Produce an exact copy of the lines below that run from the line containing "Give me the" to the line containing "1.492, 1.500, 1.545];", inclusive; any picture is omitted.
--- start DATA IN THIS EXERCISE ---
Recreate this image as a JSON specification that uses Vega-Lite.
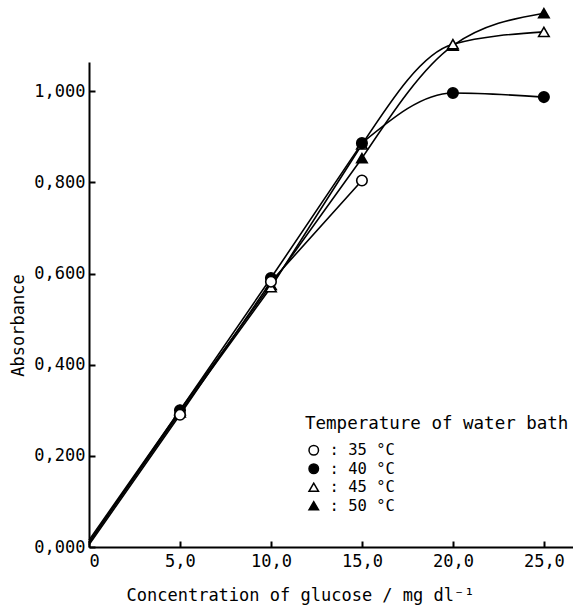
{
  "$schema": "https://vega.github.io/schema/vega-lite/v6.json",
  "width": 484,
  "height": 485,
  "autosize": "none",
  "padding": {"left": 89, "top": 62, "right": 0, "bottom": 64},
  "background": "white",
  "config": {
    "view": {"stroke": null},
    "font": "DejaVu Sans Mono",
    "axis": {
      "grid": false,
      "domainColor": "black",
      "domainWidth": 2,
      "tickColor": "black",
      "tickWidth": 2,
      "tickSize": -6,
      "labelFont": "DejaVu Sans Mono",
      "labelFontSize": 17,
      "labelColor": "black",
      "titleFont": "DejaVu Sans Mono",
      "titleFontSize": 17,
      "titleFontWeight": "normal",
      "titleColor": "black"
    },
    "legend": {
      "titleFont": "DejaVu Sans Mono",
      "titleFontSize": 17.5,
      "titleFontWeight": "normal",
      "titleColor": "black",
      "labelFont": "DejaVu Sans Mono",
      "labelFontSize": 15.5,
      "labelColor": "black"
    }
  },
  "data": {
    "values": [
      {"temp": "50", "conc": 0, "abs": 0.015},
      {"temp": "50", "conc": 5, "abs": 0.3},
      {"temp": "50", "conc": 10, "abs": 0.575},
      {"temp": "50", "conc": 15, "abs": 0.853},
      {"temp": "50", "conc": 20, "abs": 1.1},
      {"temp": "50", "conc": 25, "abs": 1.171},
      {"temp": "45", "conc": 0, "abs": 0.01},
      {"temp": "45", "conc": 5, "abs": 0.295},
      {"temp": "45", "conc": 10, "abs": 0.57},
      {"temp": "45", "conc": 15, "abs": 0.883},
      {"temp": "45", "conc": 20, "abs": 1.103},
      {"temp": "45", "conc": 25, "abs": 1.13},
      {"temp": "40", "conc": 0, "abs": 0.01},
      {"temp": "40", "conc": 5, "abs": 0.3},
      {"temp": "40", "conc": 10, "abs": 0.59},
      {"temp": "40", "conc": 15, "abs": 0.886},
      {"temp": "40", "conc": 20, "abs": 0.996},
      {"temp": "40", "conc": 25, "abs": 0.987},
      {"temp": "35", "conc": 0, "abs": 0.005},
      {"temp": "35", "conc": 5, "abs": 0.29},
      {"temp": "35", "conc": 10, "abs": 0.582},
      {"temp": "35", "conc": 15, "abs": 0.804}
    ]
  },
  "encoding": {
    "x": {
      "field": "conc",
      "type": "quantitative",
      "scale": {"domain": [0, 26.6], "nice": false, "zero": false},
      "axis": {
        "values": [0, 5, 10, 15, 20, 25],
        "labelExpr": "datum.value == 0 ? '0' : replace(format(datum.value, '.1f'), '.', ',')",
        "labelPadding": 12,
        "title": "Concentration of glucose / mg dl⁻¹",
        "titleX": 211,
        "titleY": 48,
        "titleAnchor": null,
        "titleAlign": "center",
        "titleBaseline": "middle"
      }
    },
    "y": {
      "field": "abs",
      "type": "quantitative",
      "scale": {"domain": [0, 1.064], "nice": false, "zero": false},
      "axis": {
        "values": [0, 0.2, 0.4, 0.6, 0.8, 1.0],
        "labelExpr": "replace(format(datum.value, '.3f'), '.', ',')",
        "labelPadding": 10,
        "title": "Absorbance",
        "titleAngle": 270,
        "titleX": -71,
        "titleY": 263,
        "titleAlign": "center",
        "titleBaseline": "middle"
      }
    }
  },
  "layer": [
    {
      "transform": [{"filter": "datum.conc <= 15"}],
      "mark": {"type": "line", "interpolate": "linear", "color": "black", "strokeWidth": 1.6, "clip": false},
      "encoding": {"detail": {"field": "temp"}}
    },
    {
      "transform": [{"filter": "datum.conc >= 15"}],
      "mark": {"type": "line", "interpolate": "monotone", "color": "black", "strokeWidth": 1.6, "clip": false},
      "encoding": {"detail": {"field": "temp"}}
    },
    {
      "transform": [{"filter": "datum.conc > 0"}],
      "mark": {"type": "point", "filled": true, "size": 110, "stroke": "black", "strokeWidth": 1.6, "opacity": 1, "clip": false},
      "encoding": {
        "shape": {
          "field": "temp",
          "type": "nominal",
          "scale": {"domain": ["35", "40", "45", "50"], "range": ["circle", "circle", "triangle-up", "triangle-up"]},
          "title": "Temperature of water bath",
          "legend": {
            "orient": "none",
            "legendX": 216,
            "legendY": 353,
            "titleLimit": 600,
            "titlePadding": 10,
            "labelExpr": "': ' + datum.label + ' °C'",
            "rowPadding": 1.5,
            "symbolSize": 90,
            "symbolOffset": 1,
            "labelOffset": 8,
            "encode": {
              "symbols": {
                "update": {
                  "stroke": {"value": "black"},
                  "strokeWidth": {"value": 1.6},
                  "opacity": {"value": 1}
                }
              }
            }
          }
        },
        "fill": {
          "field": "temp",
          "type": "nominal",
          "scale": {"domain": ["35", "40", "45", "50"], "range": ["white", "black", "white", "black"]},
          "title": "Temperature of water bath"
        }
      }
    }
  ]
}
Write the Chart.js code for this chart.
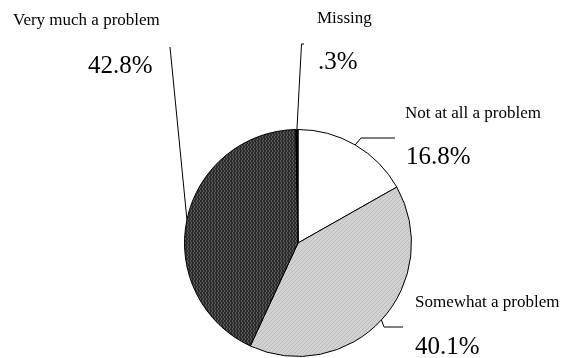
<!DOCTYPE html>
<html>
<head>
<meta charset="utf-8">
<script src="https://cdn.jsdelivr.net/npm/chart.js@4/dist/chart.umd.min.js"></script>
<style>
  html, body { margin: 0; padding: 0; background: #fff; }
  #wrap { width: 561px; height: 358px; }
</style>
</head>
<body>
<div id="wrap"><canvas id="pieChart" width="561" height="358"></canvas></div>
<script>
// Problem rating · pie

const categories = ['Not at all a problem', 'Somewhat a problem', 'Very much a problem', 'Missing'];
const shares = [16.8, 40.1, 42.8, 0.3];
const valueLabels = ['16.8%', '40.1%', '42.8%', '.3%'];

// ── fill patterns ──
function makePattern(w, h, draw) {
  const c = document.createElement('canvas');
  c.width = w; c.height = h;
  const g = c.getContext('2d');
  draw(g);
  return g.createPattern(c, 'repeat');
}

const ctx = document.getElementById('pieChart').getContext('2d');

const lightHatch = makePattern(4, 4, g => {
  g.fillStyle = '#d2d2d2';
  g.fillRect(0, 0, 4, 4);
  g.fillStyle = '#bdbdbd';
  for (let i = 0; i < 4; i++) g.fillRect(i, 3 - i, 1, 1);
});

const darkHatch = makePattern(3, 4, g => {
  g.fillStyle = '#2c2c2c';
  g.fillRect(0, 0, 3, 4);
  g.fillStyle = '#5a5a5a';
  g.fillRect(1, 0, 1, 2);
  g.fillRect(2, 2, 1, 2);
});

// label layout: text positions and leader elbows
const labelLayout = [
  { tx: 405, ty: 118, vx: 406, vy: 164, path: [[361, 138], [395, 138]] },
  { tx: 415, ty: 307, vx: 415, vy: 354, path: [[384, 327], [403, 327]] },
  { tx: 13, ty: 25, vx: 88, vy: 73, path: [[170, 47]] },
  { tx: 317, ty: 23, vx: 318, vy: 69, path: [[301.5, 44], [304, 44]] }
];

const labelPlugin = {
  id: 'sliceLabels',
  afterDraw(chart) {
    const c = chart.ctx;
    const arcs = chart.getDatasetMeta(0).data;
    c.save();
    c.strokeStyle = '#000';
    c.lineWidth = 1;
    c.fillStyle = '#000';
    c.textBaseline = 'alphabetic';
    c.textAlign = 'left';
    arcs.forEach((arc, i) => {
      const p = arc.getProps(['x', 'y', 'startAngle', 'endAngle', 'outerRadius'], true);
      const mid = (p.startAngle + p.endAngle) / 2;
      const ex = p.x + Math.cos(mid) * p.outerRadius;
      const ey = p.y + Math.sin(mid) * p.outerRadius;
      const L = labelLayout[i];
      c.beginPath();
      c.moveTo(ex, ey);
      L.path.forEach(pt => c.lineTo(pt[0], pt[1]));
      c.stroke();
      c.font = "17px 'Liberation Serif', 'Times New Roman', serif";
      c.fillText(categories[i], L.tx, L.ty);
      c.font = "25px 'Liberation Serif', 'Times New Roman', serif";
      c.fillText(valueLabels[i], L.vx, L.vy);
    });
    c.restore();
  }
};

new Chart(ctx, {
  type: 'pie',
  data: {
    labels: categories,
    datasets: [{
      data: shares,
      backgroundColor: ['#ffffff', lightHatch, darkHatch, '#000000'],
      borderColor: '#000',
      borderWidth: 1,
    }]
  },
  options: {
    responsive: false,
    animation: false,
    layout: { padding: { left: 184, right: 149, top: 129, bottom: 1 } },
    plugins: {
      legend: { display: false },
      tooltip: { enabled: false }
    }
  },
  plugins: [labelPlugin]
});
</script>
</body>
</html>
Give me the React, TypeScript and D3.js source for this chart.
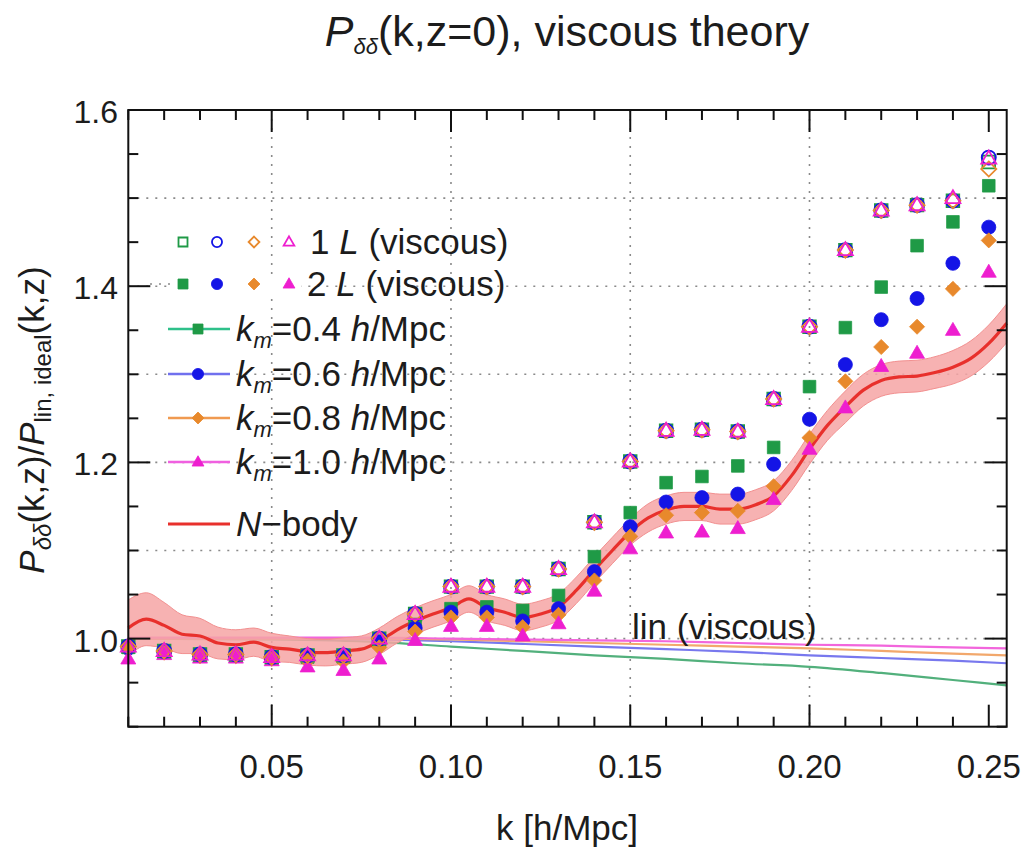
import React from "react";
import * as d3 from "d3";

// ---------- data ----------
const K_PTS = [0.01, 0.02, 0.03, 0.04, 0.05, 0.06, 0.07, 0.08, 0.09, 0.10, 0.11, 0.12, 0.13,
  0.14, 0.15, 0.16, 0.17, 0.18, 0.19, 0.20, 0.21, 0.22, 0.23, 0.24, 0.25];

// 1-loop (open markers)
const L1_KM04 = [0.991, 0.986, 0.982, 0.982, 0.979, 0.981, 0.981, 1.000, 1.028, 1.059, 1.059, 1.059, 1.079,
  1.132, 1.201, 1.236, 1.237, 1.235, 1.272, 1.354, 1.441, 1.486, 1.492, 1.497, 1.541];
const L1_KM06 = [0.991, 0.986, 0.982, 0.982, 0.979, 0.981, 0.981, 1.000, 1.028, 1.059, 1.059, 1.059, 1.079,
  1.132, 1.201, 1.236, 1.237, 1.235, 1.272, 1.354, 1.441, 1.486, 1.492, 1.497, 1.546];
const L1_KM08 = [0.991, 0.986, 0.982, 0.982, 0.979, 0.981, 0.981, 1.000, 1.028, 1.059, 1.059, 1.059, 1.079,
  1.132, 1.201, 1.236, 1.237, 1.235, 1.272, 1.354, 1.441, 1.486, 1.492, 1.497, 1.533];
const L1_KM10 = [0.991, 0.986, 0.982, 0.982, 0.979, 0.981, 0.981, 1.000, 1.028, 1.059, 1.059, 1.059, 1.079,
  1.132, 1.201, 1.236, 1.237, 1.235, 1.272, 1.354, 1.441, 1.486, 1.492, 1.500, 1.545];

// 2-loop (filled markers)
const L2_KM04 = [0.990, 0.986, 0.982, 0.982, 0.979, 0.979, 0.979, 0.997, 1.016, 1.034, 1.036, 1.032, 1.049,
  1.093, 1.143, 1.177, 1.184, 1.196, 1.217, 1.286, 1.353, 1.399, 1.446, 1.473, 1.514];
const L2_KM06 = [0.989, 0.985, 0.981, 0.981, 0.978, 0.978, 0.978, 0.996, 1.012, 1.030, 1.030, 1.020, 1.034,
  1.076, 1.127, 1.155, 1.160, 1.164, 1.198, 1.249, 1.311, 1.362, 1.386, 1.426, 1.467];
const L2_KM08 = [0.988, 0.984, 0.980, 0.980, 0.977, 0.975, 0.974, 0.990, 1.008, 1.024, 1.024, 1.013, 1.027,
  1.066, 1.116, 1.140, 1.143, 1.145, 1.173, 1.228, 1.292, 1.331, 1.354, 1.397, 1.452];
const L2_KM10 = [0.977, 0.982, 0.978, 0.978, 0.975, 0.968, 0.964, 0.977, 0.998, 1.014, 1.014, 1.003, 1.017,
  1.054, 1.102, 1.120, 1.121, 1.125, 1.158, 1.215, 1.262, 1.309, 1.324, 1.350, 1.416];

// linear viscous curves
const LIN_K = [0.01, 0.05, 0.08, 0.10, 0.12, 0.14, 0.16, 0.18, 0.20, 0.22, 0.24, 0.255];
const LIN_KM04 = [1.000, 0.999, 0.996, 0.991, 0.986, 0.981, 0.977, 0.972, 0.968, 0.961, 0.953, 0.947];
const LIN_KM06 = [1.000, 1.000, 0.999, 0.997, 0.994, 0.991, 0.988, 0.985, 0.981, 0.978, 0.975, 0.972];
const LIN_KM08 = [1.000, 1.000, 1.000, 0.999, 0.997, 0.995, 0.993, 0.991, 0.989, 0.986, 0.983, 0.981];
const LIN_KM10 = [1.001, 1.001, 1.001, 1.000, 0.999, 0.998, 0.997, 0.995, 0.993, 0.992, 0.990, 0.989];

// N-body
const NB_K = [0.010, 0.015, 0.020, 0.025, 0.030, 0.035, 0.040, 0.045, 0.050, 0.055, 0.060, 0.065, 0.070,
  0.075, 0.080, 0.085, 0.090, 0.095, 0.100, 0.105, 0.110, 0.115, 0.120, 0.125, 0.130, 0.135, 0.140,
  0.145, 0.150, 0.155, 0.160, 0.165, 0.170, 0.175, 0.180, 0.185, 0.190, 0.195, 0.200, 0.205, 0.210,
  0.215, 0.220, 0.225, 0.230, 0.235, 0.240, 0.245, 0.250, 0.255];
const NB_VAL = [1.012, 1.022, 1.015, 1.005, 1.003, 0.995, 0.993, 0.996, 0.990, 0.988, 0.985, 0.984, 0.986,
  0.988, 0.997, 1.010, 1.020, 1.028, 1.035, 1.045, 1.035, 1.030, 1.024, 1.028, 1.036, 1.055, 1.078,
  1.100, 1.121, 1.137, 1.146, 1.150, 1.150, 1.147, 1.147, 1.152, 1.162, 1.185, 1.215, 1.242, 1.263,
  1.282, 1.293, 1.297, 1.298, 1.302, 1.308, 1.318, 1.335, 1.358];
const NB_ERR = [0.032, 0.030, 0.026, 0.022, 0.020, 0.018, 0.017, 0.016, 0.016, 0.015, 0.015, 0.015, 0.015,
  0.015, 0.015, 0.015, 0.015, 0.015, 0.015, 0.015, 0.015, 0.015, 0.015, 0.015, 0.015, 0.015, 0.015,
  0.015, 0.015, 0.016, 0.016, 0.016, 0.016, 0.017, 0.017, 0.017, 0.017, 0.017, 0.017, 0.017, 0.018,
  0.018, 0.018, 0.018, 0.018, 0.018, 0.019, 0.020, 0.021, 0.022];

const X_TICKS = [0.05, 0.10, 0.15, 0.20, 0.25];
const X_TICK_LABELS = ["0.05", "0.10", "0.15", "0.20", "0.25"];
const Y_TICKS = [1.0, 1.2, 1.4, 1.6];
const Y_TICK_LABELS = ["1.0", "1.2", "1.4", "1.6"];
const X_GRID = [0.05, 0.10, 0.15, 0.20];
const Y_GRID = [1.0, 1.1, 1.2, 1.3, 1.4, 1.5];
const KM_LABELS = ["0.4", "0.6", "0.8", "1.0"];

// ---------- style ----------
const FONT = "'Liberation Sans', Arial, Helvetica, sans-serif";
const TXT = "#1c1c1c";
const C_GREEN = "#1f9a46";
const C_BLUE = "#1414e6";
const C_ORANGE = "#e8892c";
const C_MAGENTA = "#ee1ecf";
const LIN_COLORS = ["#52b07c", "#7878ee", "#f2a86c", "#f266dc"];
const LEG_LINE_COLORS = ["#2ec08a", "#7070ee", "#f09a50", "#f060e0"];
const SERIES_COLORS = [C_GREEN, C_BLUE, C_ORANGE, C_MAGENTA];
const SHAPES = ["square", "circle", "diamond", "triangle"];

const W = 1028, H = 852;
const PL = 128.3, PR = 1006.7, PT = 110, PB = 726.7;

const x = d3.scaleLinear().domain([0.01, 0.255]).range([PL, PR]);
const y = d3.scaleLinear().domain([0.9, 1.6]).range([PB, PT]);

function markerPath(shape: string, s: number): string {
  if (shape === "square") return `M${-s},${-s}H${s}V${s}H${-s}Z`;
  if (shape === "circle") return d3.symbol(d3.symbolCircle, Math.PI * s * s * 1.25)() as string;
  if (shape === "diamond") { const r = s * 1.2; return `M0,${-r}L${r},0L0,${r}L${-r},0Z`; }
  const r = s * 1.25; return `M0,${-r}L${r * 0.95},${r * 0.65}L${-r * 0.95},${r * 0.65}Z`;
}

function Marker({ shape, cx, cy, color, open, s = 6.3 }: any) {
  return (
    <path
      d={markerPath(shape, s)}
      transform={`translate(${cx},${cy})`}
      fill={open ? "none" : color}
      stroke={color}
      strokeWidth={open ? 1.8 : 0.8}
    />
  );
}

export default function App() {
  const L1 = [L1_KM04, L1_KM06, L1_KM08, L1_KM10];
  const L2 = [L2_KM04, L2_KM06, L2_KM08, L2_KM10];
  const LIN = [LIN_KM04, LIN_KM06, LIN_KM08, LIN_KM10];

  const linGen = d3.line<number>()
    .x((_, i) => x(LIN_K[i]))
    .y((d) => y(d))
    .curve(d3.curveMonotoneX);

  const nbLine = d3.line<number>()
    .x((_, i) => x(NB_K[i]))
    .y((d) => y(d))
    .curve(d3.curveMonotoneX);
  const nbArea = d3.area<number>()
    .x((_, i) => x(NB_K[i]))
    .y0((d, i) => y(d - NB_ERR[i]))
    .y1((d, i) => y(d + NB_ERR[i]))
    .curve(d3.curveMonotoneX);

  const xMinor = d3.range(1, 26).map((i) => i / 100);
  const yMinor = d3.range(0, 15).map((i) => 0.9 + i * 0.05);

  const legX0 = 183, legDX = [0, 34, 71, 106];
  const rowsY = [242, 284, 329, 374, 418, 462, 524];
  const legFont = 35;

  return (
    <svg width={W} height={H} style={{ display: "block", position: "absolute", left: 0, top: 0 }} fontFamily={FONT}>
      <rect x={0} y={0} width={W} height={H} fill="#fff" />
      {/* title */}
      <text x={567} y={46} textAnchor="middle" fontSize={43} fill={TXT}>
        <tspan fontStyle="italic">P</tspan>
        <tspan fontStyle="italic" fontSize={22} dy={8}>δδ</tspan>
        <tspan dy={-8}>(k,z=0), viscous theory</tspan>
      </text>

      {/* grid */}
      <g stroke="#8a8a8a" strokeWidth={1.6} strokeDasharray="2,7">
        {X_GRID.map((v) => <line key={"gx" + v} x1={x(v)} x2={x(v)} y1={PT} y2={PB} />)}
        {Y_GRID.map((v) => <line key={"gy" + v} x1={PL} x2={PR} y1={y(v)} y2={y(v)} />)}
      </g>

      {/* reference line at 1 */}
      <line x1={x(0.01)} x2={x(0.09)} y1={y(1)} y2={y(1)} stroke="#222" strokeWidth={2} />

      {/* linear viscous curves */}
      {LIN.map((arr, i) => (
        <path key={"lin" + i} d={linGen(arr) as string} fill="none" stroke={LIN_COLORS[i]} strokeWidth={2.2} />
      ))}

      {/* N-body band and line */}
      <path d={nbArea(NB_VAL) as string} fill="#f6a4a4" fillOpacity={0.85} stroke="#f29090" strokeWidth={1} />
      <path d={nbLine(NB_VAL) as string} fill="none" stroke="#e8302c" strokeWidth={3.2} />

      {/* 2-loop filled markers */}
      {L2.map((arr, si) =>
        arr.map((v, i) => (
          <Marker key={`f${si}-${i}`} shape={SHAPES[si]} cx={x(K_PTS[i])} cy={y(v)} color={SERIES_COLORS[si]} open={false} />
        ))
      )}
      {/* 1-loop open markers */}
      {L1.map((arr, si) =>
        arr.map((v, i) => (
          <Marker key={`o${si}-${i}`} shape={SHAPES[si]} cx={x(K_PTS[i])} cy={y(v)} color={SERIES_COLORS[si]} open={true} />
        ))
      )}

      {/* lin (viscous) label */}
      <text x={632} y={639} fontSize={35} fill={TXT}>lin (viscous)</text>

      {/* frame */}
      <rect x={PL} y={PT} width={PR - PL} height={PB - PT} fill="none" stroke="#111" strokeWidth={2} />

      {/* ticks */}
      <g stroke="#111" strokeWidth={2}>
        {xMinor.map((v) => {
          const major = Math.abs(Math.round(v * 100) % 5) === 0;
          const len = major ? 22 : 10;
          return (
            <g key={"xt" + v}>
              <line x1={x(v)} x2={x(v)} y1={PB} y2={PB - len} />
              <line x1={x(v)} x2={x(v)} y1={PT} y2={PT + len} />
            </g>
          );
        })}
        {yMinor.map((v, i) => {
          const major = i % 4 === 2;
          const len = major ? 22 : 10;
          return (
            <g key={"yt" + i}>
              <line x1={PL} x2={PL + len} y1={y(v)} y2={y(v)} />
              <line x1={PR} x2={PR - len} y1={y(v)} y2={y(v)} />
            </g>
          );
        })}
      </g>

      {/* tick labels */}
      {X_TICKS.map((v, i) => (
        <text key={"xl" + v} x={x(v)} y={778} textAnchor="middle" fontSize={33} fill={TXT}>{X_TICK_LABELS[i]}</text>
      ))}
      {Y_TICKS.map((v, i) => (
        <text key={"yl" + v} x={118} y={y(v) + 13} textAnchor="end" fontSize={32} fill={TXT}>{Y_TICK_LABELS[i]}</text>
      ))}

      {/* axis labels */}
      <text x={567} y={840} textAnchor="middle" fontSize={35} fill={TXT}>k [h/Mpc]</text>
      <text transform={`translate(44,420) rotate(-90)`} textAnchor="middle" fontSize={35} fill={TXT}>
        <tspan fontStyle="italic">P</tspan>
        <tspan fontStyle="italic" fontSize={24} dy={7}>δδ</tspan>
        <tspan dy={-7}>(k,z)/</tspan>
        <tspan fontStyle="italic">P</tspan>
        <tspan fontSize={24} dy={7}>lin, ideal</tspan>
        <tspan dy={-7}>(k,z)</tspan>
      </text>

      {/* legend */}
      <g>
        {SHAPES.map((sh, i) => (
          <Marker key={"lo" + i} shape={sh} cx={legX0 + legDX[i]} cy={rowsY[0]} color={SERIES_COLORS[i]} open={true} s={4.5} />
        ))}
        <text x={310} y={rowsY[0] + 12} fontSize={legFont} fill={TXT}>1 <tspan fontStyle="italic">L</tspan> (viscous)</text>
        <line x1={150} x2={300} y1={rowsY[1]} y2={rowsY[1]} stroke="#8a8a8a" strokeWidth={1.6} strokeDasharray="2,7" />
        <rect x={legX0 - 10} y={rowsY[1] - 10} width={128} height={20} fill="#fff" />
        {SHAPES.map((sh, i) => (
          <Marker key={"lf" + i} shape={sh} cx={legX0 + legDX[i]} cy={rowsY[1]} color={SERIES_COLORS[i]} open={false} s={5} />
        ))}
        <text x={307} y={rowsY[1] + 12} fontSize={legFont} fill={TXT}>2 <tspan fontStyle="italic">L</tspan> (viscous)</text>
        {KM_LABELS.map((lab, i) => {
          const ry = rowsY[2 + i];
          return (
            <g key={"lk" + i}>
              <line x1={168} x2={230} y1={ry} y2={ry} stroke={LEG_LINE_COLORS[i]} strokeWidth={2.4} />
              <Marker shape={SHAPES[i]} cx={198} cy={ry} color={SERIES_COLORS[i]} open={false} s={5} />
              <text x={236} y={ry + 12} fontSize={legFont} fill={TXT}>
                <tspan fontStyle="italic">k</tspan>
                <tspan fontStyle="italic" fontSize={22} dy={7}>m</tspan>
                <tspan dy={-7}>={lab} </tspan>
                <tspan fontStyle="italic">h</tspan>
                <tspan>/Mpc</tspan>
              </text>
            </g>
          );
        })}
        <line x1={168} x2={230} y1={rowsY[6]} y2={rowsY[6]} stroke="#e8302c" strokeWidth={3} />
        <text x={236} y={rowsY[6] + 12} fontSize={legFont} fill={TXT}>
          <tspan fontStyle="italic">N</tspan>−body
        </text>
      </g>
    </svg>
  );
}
--- end DATA IN THIS EXERCISE ---
-- EXERCISE RESPONSE --
Give me the React, TypeScript and D3.js source for this chart.
import React from "react";
import * as d3 from "d3";

// ---------- data ----------
const K_PTS = [0.01, 0.02, 0.03, 0.04, 0.05, 0.06, 0.07, 0.08, 0.09, 0.10, 0.11, 0.12, 0.13,
  0.14, 0.15, 0.16, 0.17, 0.18, 0.19, 0.20, 0.21, 0.22, 0.23, 0.24, 0.25];

// 1-loop (open markers)
const L1_KM04 = [0.991, 0.986, 0.982, 0.982, 0.979, 0.981, 0.981, 1.000, 1.028, 1.059, 1.059, 1.059, 1.079,
  1.132, 1.201, 1.236, 1.237, 1.235, 1.272, 1.354, 1.441, 1.486, 1.492, 1.497, 1.541];
const L1_KM06 = [0.991, 0.986, 0.982, 0.982, 0.979, 0.981, 0.981, 1.000, 1.028, 1.059, 1.059, 1.059, 1.079,
  1.132, 1.201, 1.236, 1.237, 1.235, 1.272, 1.354, 1.441, 1.486, 1.492, 1.497, 1.546];
const L1_KM08 = [0.991, 0.986, 0.982, 0.982, 0.979, 0.981, 0.981, 1.000, 1.028, 1.059, 1.059, 1.059, 1.079,
  1.132, 1.201, 1.236, 1.237, 1.235, 1.272, 1.354, 1.441, 1.486, 1.492, 1.497, 1.533];
const L1_KM10 = [0.991, 0.986, 0.982, 0.982, 0.979, 0.981, 0.981, 1.000, 1.028, 1.059, 1.059, 1.059, 1.079,
  1.132, 1.201, 1.236, 1.237, 1.235, 1.272, 1.354, 1.441, 1.486, 1.492, 1.500, 1.545];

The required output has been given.